What’s a simple habit that consistently makes you happier?
I have made a habit of integrating certain practices into my day—meditation, exercise, walking—but conscious breathing is the habit I can return to hundreds of times a day, in an instant. A conscious focus on breathing helps me introduce pauses into my daily life, brings me back into the moment, and helps me transcend upsets and setbacks.
What’s something you know now about forming healthy habits that you didn’t know when you were 18 years old?
I now know more, much more, about the importance of sleep. Get enough sleep and you will be more productive, more effective, and better able to enjoy your life. Today, this is my number one healthy habit. When I was 18, not so much!
Do you have any habits that continually get in the way of your happiness?
Looking at my phones—plural.
“Doctors’ waiting rooms, it turns out, were good places for me to ask myself a lot of questions about the kind of life I was living.”
Would you describe yourself as an Upholder, a Questioner, a Rebel, or an Obliger?
I’m a total Obliger—or perhaps a recovering Obliger! I’ve always struggled to meet expectations I’ve imposed on myself. I call that voice my obnoxious roommate living in my head. That’s the voice that will keep you from living out your dreams for the rest of your life. I try to silence this inner obnoxious roommate by remembering the words of the French writer Montaigne: “There were many terrible things in my life, but most of them never happened.”

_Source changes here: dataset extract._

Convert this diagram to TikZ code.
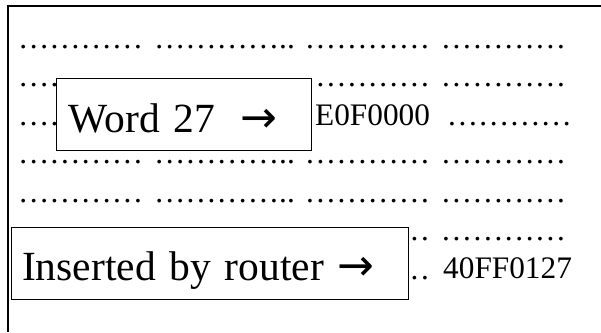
\documentclass[tikz,border=0pt]{standalone}
\usepackage{fontspec}
\setmainfont{Liberation Serif}
\newfontfamily\arrowfont{DejaVu Sans}
\newcommand\smallfont{\fontsize{31.3}{36}\selectfont}
\newcommand\bigfont{\fontsize{41.5}{48}\selectfont}
\newcommand\grpA{…………}
\newcommand\grpB{…………..}
\newcommand\dotsrow{\rlap{\grpA}\hspace{136pt}\rlap{\grpB}\hspace{151pt}\rlap{\grpA}\hspace{136pt}\rlap{\grpA}}
\newcommand\dotstwo{\rlap{\grpA}\hspace{136pt}\rlap{\grpB}}
\newcommand\dotsthree{\rlap{\grpA}\hspace{136pt}\rlap{\grpB}\hspace{151pt}\rlap{\grpA}}
\newcommand\bigarrow{{\arrowfont\fontsize{44}{48}\selectfont →}}
\begin{document}
\begin{tikzpicture}[x=1pt,y=-1pt,
  frame/.style={line width=1.8pt},
  rowtext/.style={anchor=base west, inner sep=0pt, font=\smallfont},
  labelbox/.style={draw, line width=1.3pt, fill=white, anchor=north west,
    inner ysep=0pt, align=left, font=\bigfont}]
\useasboundingbox (0,0) rectangle (601,332);
\coordinate (frameTR) at (601,5.7);
\coordinate (frameBL) at (8,332);
\draw[frame] (frameTR) -| (frameBL);
% dotted rows
\node[rowtext] (r1) at (17.8,48) {\dotsrow};
\node[rowtext] (r2) at (17.8,86.5) {\dotsrow};
\node[rowtext] (r3) at (17.8,125) {\dotstwo};
\node[rowtext] (v3) at (315,125.7) {E0F0000};
\node[rowtext] (r3b) at (446.6,125) {\grpA};
\node[rowtext] (r4) at (17.8,163.5) {\dotsrow};
\node[rowtext] (r5) at (17.8,202) {\dotsrow};
\node[rowtext] (r6) at (17.8,240.5) {\dotsrow};
\node[rowtext] (r7) at (17.8,279) {\dotsthree};
\node[rowtext] (v7) at (443,278) {40FF0127};
% label boxes
\node[labelbox, inner xsep=12pt, text width=231pt, text height=53.7pt, text depth=18.3pt]
  (word) at (56,78) {\makebox[171.7pt][l]{Word 27}\bigarrow};
\node[labelbox, inner xsep=10.5pt, text width=376pt, text height=53pt, text depth=19pt]
  (router) at (11,227) {\makebox[315.5pt][l]{Inserted by router}\bigarrow};
\end{tikzpicture}
\end{document}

Have you ever made a flash change, where you changed a major habit very suddenly, as a consequence of reading a book, a conversation with a friend, a milestone birthday, a health scare?
My flash change came on the morning of April 6, 2007. I was lying on the floor of my home office in a pool of blood. On my way down, my head had hit the corner of my desk, cutting my eye and breaking my cheekbone. I had collapsed from exhaustion and lack of sleep. In the wake of my collapse, I found myself going from doctor to doctor, from brain MRI to CAT scan to echocardiogram, to find out if there was any underlying medical problem beyond exhaustion. There wasn’t, but doctors’ waiting rooms, it turns out, were good places for me to ask myself a lot of questions about the kind of life I was living.
This was a classic wake-up call. Looking back on my life, I had other times when I should have woken up but didn’t. This time I really did and made many changes in the way I live my life, including adopting daily practices to keep me on track—and out of doctors’ waiting rooms. The result is a more fulfilling life, one that gives me breathing spaces and a deeper perspective.